A modern Intel CPU has an internal PCIE "root complex" which is shared by all the lanes leaving the device. The lanes leaving the device will be grouped into one or more "ports". The PCIE root complex is a logical entity, whereas the ports have both a logical and physical character to them.

There is automatic lane width negotiation, but this is usually only in place as a support and error mitigation strategy. A x16 port will expect to negotiate to x16 width if a x16 "endpoint" (i.e. device) is plugged into it (it may also negotiate to a lower width if errors are detected that are localizable to particular lanes). Usually a port can handle a device of lesser width, so if a x8 device is plugged into a x16 port, things will usually "just work", although this does not usually mean that you have 8 additional lanes you can use "somewhere else".

Reconfiguration of a x16 port to two x8 ports is not something that would normally automatically occur by plugging in a "x16 to x8 adapter", whatever that is. You could certainly reduce a x16 port to a x8 port, but that does not give you 8 extra lanes to use elsewhere automatically.

The process of subdivision of the 40 lanes exiting your Haswell device into logical "ports" involves both hardware design of the motherboard as well as firmware (BIOS) design. A x16 port cannot automatically be split into two (logical) x8 ports. Some motherboards have such configuration options and they are usually selected by some explicit means such as BIOS configuration or modification of a switch or routing PCB, along with the provision of two slots, one for each of the possible ports.

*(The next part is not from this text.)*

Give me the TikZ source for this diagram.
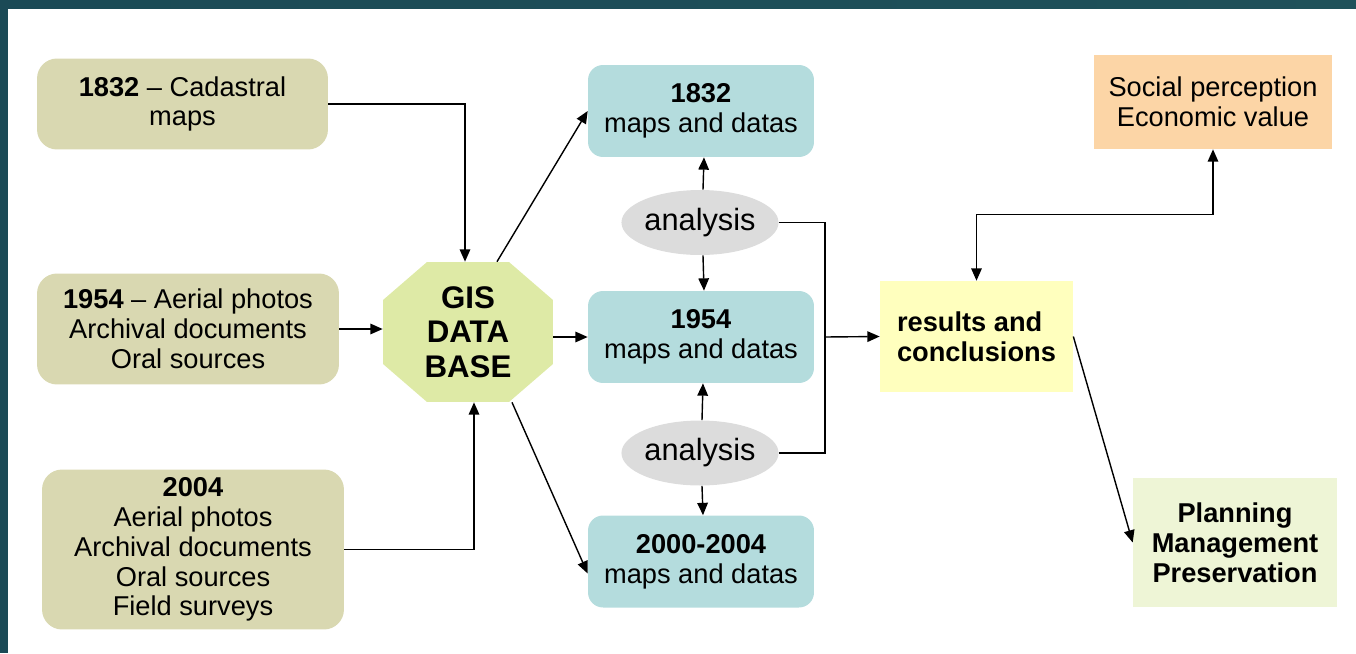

What is fairly common, however, is the use of PCIE switches. Such switches allow a single PCIE (upstream) port to service two (or more) downstream ports. This does not necessarily have to imply conversion of x16 logical character to x8 logical character (although it might, depending on implementation), but it will usually imply whatever bandwidth limit is in place for the upstream port is applied in aggregate to the downstream ports. Nevertheless, this is a fairly common product strategy, and you can find examples of motherboards which have these devices designed into them (to effectively provide more slots, or ports) as well as adapters/planars, which can be plugged into an existing port (i.e. slot) and will provide multiple ports/slots from that single port/slot.

In the linux space, the lstopo command is useful for discovering these topologies. You may need to install the hwloc package in your linux distro.